製品ロット番号の単位で、需要ポジションがセットされます。
●Demand Planning
最終消費地を起点とするデマンド計画
最終消費地から時間をバックワード処理することで、各事業拠点の需要ポジションを確定するリードタイム・オフセット処理
安全在庫のみを考慮したPSI処理
●Demand Leveling
製品出荷ポジション上の要求需要を先行生産の期間を指定して平準化する処理
●Supply Planning
供給サイド、マザープラント側から最終消費地までのサプライ計画
生産平準化された製品出荷の確定計画にもとづいて、各製品ロットID毎にフォワード操作で、製品ロットを出荷・輸送・着荷・在庫するPSI処理とリードタイム・オフセット処理
●Evaluate Buffer Stock
在庫バッファの位置・組合せを洗い出して、サプライチェーン上の在庫バッファの組合せ毎にコスト利益を評価する
「図6. 在庫バッファの位置と組合せ毎に利益評価」を参照
計画処理は、在庫バッファ・ポイントを指定して、市場からの実需でPULL方式で出荷
●Optimize Supply Allocation
生産拠点から最終消費地の販売チャネルに対する供給配分の供給優先度(利益優先、優先顧客指定など)による最適化
関税率と価格弾力性のコスト・パラメータによる優先供給先シミュレーション
「図7. 関税率と価格弾力性のコスト・パラメータ」を参照
以上、簡単ですが、「グローバル・サプライチェーンを俯瞰する計画対話環境」の概要をご紹介させていただきました。

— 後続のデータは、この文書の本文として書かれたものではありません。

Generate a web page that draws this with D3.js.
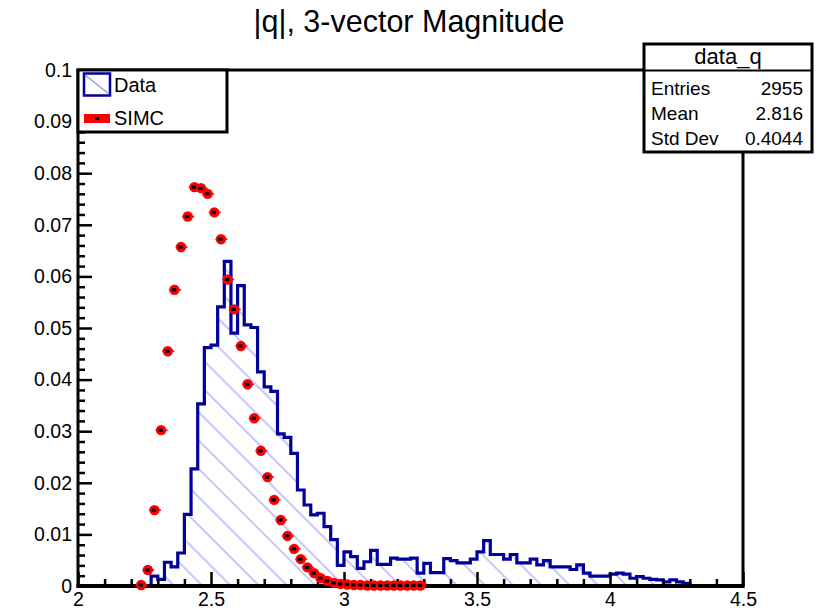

なお、サプライチェーン全体の課題解決のためには、今回ご紹介したネットワーク構成を見直して、
●需給バランスを調整する機能
●優先供給する市場の特定
●緊急時の供給ルートの変更
●関税コストを考慮したサプライチェーンのコスト最適化
●循環経済におけるCO2排出を考慮した輸送ルート
●素材へのリサイクル率
などの様々な課題を盛り込んで考慮していく必要があります。
また大前提として、地政学的なリスク・シナリオから、各事業拠点の設置の可否は慎重に検討する必要があります。
このように積み残された課題が様々ありますが、サプライチェーン・ネットワークの再構成の自由度を上げて、可変ネットワークのモデルに変更するとともに、利益シミュレーション機能を拡張することで、経営判断をサポートするツールとして有用性が高まると思います。
さらに、もう一つのモデル化の案として、最終消費地の販売チャネルにおける「消費スピード」という考え方を取り入れて、毎週の実需の消費量とマーケティング費用との関係をモデル化することで、前線のマーケティング活動の実態に合わせたサプライチェーン計画のシミュレーションができるようになると思います。
最終消費地におけるマーケティング活動については、一般にコトラーの4Pで定義されるProduct, Price, Place, Promotion がありますが、これを「消費スピード」と「マーケティング・コスト」という考え方でモデル化し、今回ご紹介してきた計画ツールに組み込んでいくことで、最終消費市場の動きをシミュレーションすることができるのではないかと考えています。